Comme tout moyen de paiement multilatéral impliquant des milliers d’acteurs bancaires de tailles et de natures différents, le prélèvement SEPA prévoit la possibilité du versement d’une commission d’interchange par les banques de créanciers aux banques de débiteurs afin de dédommager ces dernières des frais qu’elles supportent pour recevoir et gérer les transactions de prélèvement SEPA au profit des banques de créanciers. Cette commission d’interchange ne s’applique qu’à défaut d’accords bilatéraux entre opérateurs de paiement.

Or, contre toute logique, la Commission européenne envisage l’interdiction de commissions d’interchange par transaction à compter de 2012, de sorte que les banques de débiteurs seront contraintes d’offrir un service aux banques de créanciers et ce, gratuitement !

Un dogme politique

Contraintes, les banques de débiteurs le sont en effet car elles ne sont pas libres de refuser le prélèvement SEPA. Le législateur européen leur a imposé dans le règlement 924/2009 d'être accessibles et de traiter toutes les demandes émanant des banques de créanciers. La Commission européenne est, par conséquent, en faveur d’une facturation directe des consommateurs.

Ainsi, les banques de débiteurs pourraient devoir facturer les frais liés à ce service à l’ensemble de leurs clients dont la majorité écrasante, du fait de leur résidence dans un seul pays de l’Union rappelons-le, ne sont pas demandeurs de ce nouveau service. Consciente de ce risque, la Commission compte sur les fournisseurs pour que ceux-ci offrent des rabais à leurs clients afin de les inciter à utiliser le prélèvement SEPA, sans pour autant vouloir leur imposer ces rabais ni contrôler leur réalité. Les clients changeraient ainsi de fournisseur parce qu’un concurrent offrirait un rabais sur le prélèvement. Il s’agit d’un dogme politique car un moyen de paiement n’est qu’un accessoire, les tarifs et le service étant les seuls éléments essentiels sur lesquels se fonde un client pour changer de fournisseur.

À défaut d’accepter les commissions d’interchange par transaction, la Commission songerait à autoriser des commissions d’interchange sur les transactions « R » (rejets ou retours).
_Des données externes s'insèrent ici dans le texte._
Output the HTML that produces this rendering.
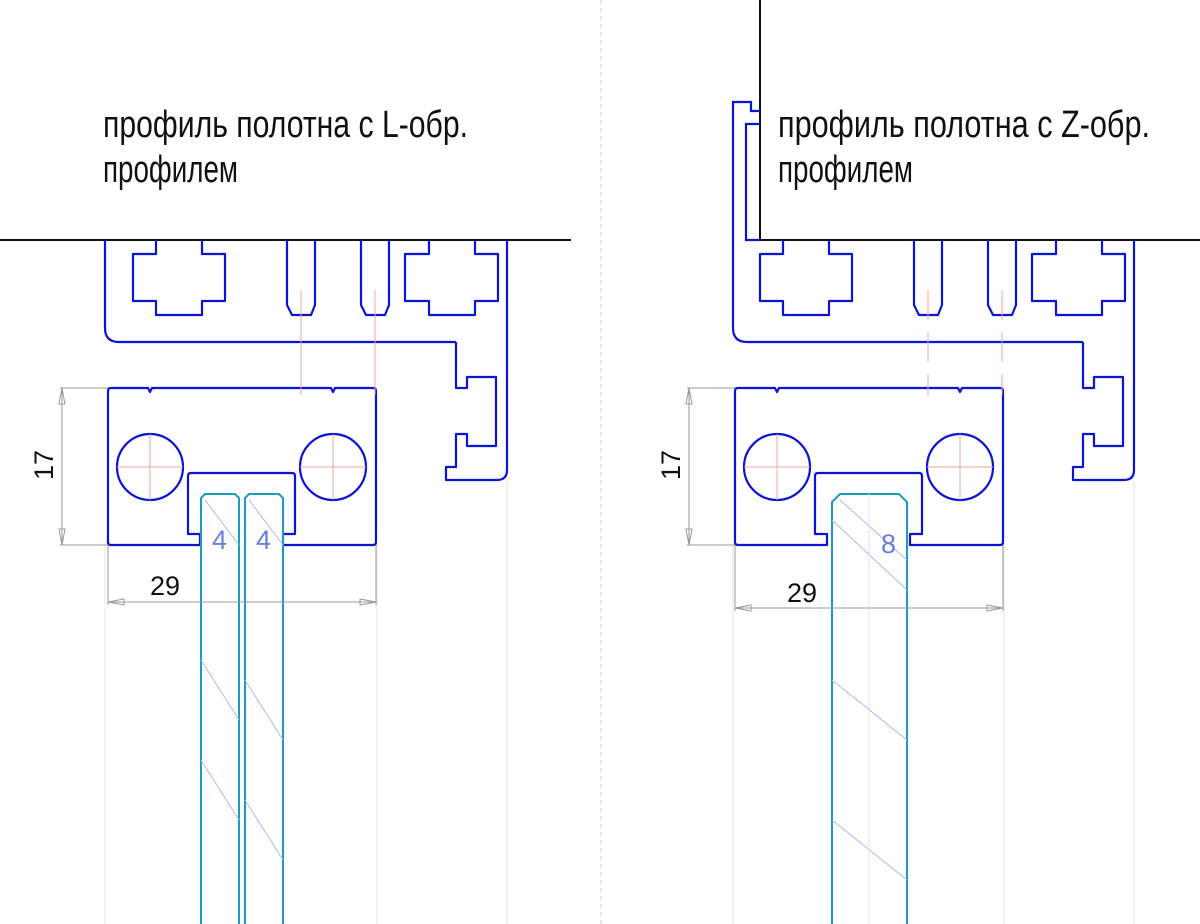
<!DOCTYPE html>
<html><head><meta charset="utf-8"><style>html,body{margin:0;padding:0;background:#fff}svg{display:block}</style></head><body>
<svg width="1200" height="924" viewBox="0 0 1200 924" xmlns="http://www.w3.org/2000/svg">
<defs>
<g id="prof" fill="none" stroke="#0a14d2" stroke-width="2.2" stroke-linejoin="round">
  <path d="M456,342 V388 H467 V377 H496 V446 H467 V434 H456 V467 H446 V480 H497 Q507,480 507,470 V240"/>
  <path d="M156,240 V254 H133 V301 H156 V315 H202 V301 H225 V254 H202 V240"/>
  <path d="M429,240 V254 H405 V301 H429 V315 H475 V301 H498 V254 H475 V240"/>
  <path d="M287,240 V305 L292,315 H311 L315,305 V240"/>
  <path d="M361,240 V305 L366,315 H385 L389,305 V240"/>
  <path d="M111,388 H148 L150,392 L152,388 H331 L333,392 L335,388 H373 Q376,388 376,391 V542 Q376,545 373,545 H283 V534 H295 V476 Q295,473 292,473 H191 Q188,473 188,476 V534 H200 V545 H111 Q108,545 108,542 V391 Q108,388 111,388 Z"/>
  <circle cx="150" cy="467" r="33"/>
  <circle cx="333" cy="467" r="33"/>
</g>
<g id="marks" stroke="#f4a0a0" stroke-width="1" fill="none">
  <path d="M117,467 H183 M150,434 V500 M300,467 H366 M333,434 V500"/>
</g>
</defs>
<g stroke="#e6e6e6" stroke-width="1">
  <line x1="105" y1="545" x2="105" y2="924"/><line x1="377" y1="545" x2="377" y2="924"/><line x1="507" y1="480" x2="507" y2="924"/>
  <line x1="733" y1="545" x2="733" y2="924"/><line x1="1004" y1="545" x2="1004" y2="924"/><line x1="1134" y1="480" x2="1134" y2="924"/>
</g>
<line x1="601" y1="0" x2="601" y2="924" stroke="#c8c8c8" stroke-width="1" stroke-dasharray="4,4"/>

<line x1="0" y1="240" x2="571" y2="240" stroke="#111" stroke-width="2"/>
<path d="M105,240 V328 Q105,342 119,342 H456" fill="none" stroke="#0a14d2" stroke-width="2.2"/>
<use href="#prof"/>
<use href="#marks"/>
<g stroke="#f4a0a0" stroke-width="1"><line x1="301" y1="290" x2="301" y2="395"/><line x1="375" y1="290" x2="375" y2="395"/></g>
<g fill="none" stroke="#1a9cc0" stroke-width="2">
  <path d="M201,924 V498 L205,494 H235 L239,498 V924"/>
  <path d="M245,924 V498 L249,494 H279 L283,498 V924"/>
</g>
<g stroke="#a8b8f0" stroke-width="1">
  <line x1="205" y1="500" x2="239" y2="545"/><line x1="249" y1="500" x2="283" y2="545"/>
  <line x1="201" y1="660" x2="239" y2="720"/><line x1="245" y1="680" x2="283" y2="740"/>
  <line x1="201" y1="760" x2="239" y2="820"/><line x1="245" y1="800" x2="283" y2="860"/>
</g>
<g font-family="'Liberation Sans Narrow','Liberation Sans',sans-serif" font-size="27" fill="#6a80d8"><text x="212" y="549">4</text><text x="256" y="549">4</text></g>
<g stroke="#999" stroke-width="1" fill="none">
  <line x1="60" y1="388" x2="108" y2="388"/><line x1="60" y1="545" x2="108" y2="545"/>
  <line x1="62" y1="388" x2="62" y2="545"/>
  <line x1="108" y1="545" x2="108" y2="605"/><line x1="376" y1="545" x2="376" y2="605"/>
  <line x1="108" y1="602" x2="376" y2="602"/>
  <path d="M62,388 L59,404 H65 Z M62,545 L59,529 H65 Z M108,602 L124,599 V605 Z M376,602 L360,599 V605 Z"/>
</g>
<g font-family="'Liberation Sans Narrow','Liberation Sans',sans-serif" font-size="27" fill="#111">
  <text x="150" y="595">29</text>
  <text transform="translate(53,480) rotate(-90)">17</text>
</g>

<line x1="760" y1="0" x2="760" y2="240" stroke="#111" stroke-width="2"/>
<line x1="760" y1="240" x2="1200" y2="240" stroke="#111" stroke-width="2"/>
<path d="M760,111 H751 V102 H733 V328 Q733,342 747,342 H1083 M760,124 H746 V240 H760" fill="none" stroke="#0a14d2" stroke-width="2.2"/>
<g transform="translate(627,0)"><use href="#prof"/><use href="#marks"/></g>
<g stroke="#f4a0a0" stroke-width="1" stroke-dasharray="30,12"><line x1="928" y1="290" x2="928" y2="395"/><line x1="1002" y1="290" x2="1002" y2="395"/></g>
<path d="M832,924 V502 L840,494 H899 L907,502 V924" fill="none" stroke="#1a9cc0" stroke-width="2"/>
<g stroke="#a8b8f0" stroke-width="1">
  <line x1="840" y1="500" x2="907" y2="560"/><line x1="832" y1="520" x2="907" y2="590"/>
  <line x1="832" y1="680" x2="907" y2="740"/><line x1="832" y1="820" x2="907" y2="880"/>
</g>
<line x1="869" y1="494" x2="869" y2="924" stroke="#cfe8f4" stroke-width="1"/>
<text x="881" y="553" font-family="'Liberation Sans Narrow','Liberation Sans',sans-serif" font-size="27" fill="#6a80d8">8</text>
<g stroke="#999" stroke-width="1" fill="none">
  <line x1="687" y1="388" x2="735" y2="388"/><line x1="687" y1="545" x2="735" y2="545"/>
  <line x1="689" y1="388" x2="689" y2="545"/>
  <line x1="735" y1="545" x2="735" y2="611"/><line x1="1003" y1="545" x2="1003" y2="611"/>
  <line x1="735" y1="608" x2="1003" y2="608"/>
  <path d="M689,388 L686,404 H692 Z M689,545 L686,529 H692 Z M735,608 L751,605 V611 Z M1003,608 L987,605 V611 Z"/>
</g>
<g font-family="'Liberation Sans Narrow','Liberation Sans',sans-serif" font-size="27" fill="#111">
  <text x="787" y="602">29</text>
  <text transform="translate(680,480) rotate(-90)">17</text>
</g>

<g font-family="'Liberation Sans Narrow','Liberation Sans',sans-serif" font-size="38" fill="#111">
  <text x="103" y="137" textLength="365" lengthAdjust="spacingAndGlyphs">профиль полотна с L-обр.</text>
  <text x="103" y="182" textLength="135" lengthAdjust="spacingAndGlyphs">профилем</text>
  <text x="778" y="137" textLength="372" lengthAdjust="spacingAndGlyphs">профиль полотна с Z-обр.</text>
  <text x="778" y="182" textLength="135" lengthAdjust="spacingAndGlyphs">профилем</text>
</g>
</svg>
</body></html>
Ainsi, la compensation des banques de débiteurs dépendrait exclusivement des dysfonctionnements du système, alors que les transactions de rejet ne doivent (et ne seront) qu’accidentelles dans un système de paiement sophistiqué comme le prélèvement SEPA. Elles sont le plus souvent le fait de comptes non approvisionnés et le financement du prélèvement SEPA reposera donc sur la clientèle la plus fragile.

Des discriminations injustifiées

L’approche actuelle de la Commission, si elle devait être confirmée par le Parlement européen, instaure ainsi des discriminations injustifiées et des inégalités de traitement peu propices à un développement volontariste du prélèvement SEPA par les banques de débiteurs.

Les commissions d’interchange multilatérales ont prouvé leur utilité au cours des vingt dernières années. Sans elles, les systèmes de paiement européens seraient restés au stade embryonnaire, avec un nombre limité d’acteurs bancaires, de commerçants et d’utilisateurs. L’Europe n’aurait pas pu devenir le formidable creuset d’innovation qu’elle a été, tout particulièrement dans le domaine des moyens de paiement, et qu’elle devrait continuer à être. On peut souhaiter que la Commission aura à cœur de permettre que le prélèvement SEPA soit lancé sur ces mêmes bases, où chaque acteur a intérêt à participer au lancement d’un nouveau moyen de paiement paneuropéen, à la plus grande satisfaction de l’ensemble des utilisateurs et non à un petit nombre d’entre eux.